Pour ne pas briser l'unité syndicale, le SEW renonça à en faire de même et décida de poursuivre l'action commune. Au mois d'avril, les syndicats organisaient ensemble des réunions d'information pour mettre au courant leurs membres de la situation actuelle et pour les mobiliser en vue d'une grève éventuelle. Lors de toutes ces réunions, il se montrait à nouveau que Monique Adam était seule capable d'expliquer clairement les revendications et options des syndicats et de passionner les collègues.

Après l'échec de la procédure de conciliation, où le Gouvernement avait refusé la proposition du médiateur, la grève devenait imminente. Mais, c'était la veille des vacances d'été et les syndicats se rendaient bien compte qu'une telle grève ne pouvait se réaliser avant la rentrée scolaire 2008/2009.

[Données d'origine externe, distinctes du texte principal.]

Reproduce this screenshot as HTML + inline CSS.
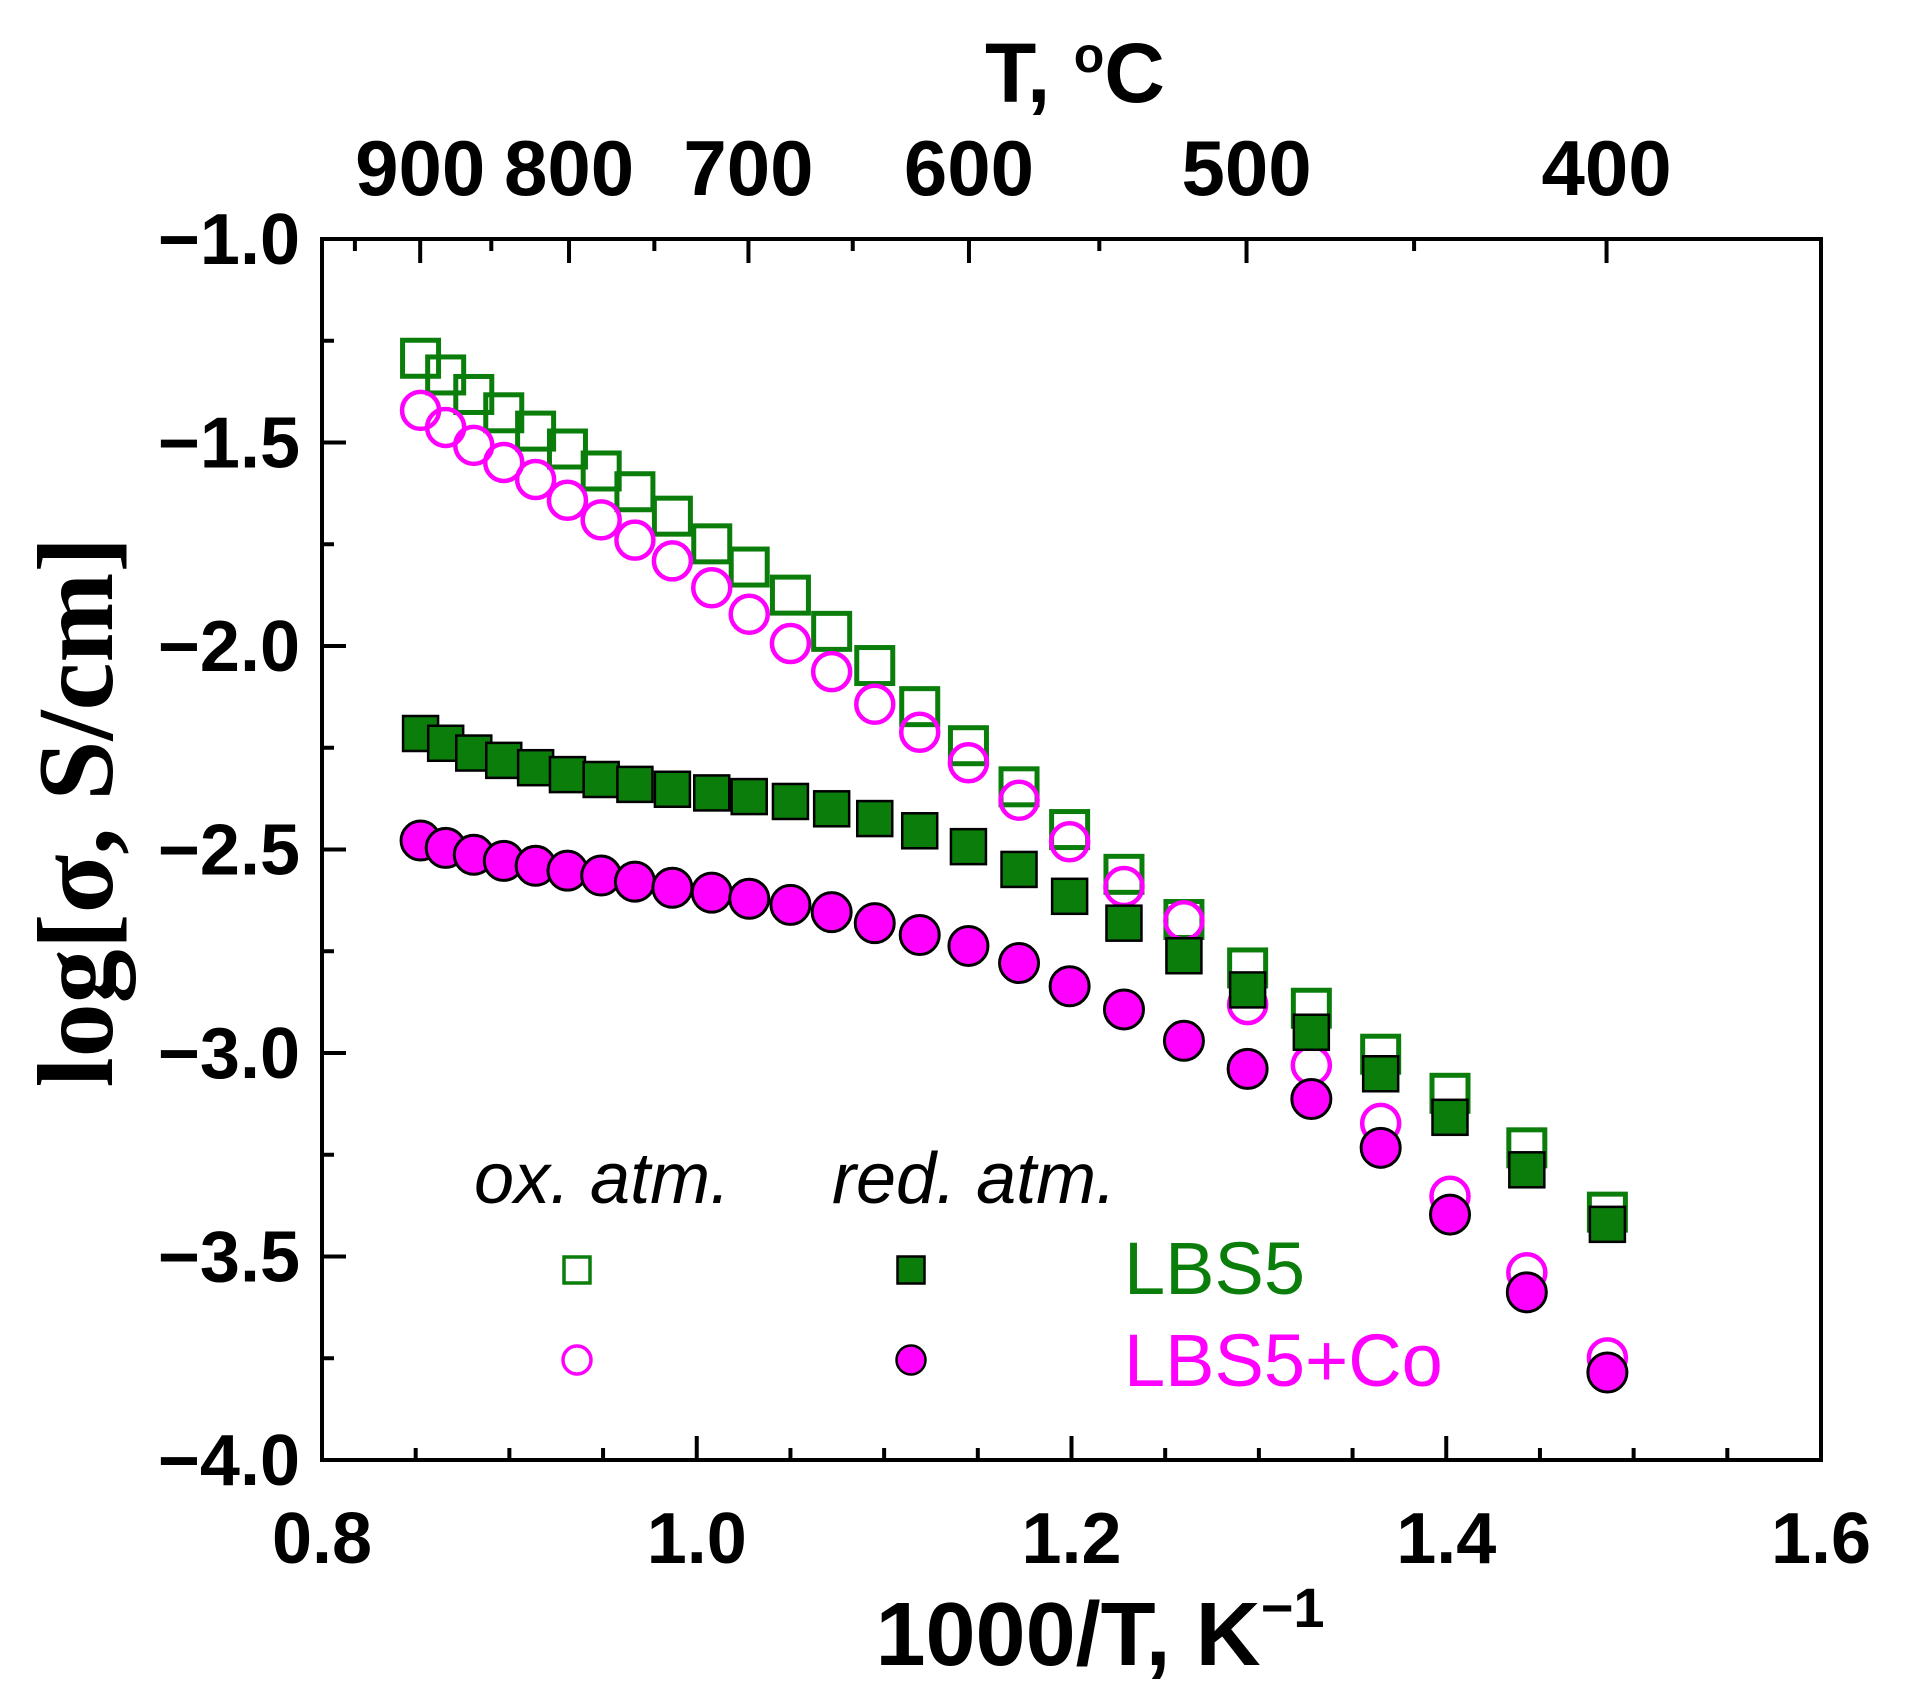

Sous la menace d'une rentrée scolaire très chaude, le Premier ministre a repris les négociations au cours du mois d'août et a forcé une décision vers la mi-septembre, sachant qu'il était très difficile pour les syndicats de mobiliser leurs membres au moment de la rentrée scolaire. Les représentants du SNE signalant leur disposition à accepter la proposition d'accord du Gouvernement, les ministres n'avaient plus besoin de faire des concessions. La proposition restait toujours inacceptable pour le SEW, mais en tant que syndicat minoritaire il avait les mains liés

Le SEW tenait toutefois à soumettre l'accord au vote des membres et d'organiser une réunion d'information. Les pourparlers s'étaient étirés sur une période tellement longue qu'il n'y avait plus que deux options: accepter la proposition du Gouvernement ou organiser une grève à durée indéterminée. C'était une alternative difficile, mais la seule vraiment réaliste devant la situation qui se présentait.

Le résultat du vote est connu. Une majorité des membres du SNE accepte la proposition tandis qu'une majorité des membres du SEW la rejettent. Le clivage entre les syndicats est rétabli par la base. Par ailleurs le clivage entre aceptation et rejet traverse également les deux syndicats. Au total 55% des membres des deux syndicats acceptent la proposition du Gouvernement alors que 42% seraient prêts à entamer une grève à durée indéterminée pour s'y opposer. Face à cette acceptation sans grande conviction, le Gouvernement serait bien avisé de revoir sa proposition, s'il veut s'assurer le soutien des instituteurs pour les réformes proposées par la nouvelle loi scolaire. Le SEW a demandé aux collègues du SNE de retarder toute signature de l'accord afin de permettre au Gouvernement de tenir compte de la réaction des instituteurs et de revoir sa proposition. Malheureusement le SNE n'en voulait rien savoir.

Le SEW regrette de ne pas pouvoir poursuivre l'action commune jusqu'au bout, car il est évidemment difficile de reconstruire le mouvement une fois que l'unité a été brisée. Bien que très déçu du résultat de la campagne, il ne tombera cependant pas dans la morosité. Il poursuivra son action pour une juste reconnaissance du travail de l'instituteur. Il reviendra à charge pour rétablir des conditions de travail équitables dans le cadre des discussions autour de la nouvelle loi scolaire.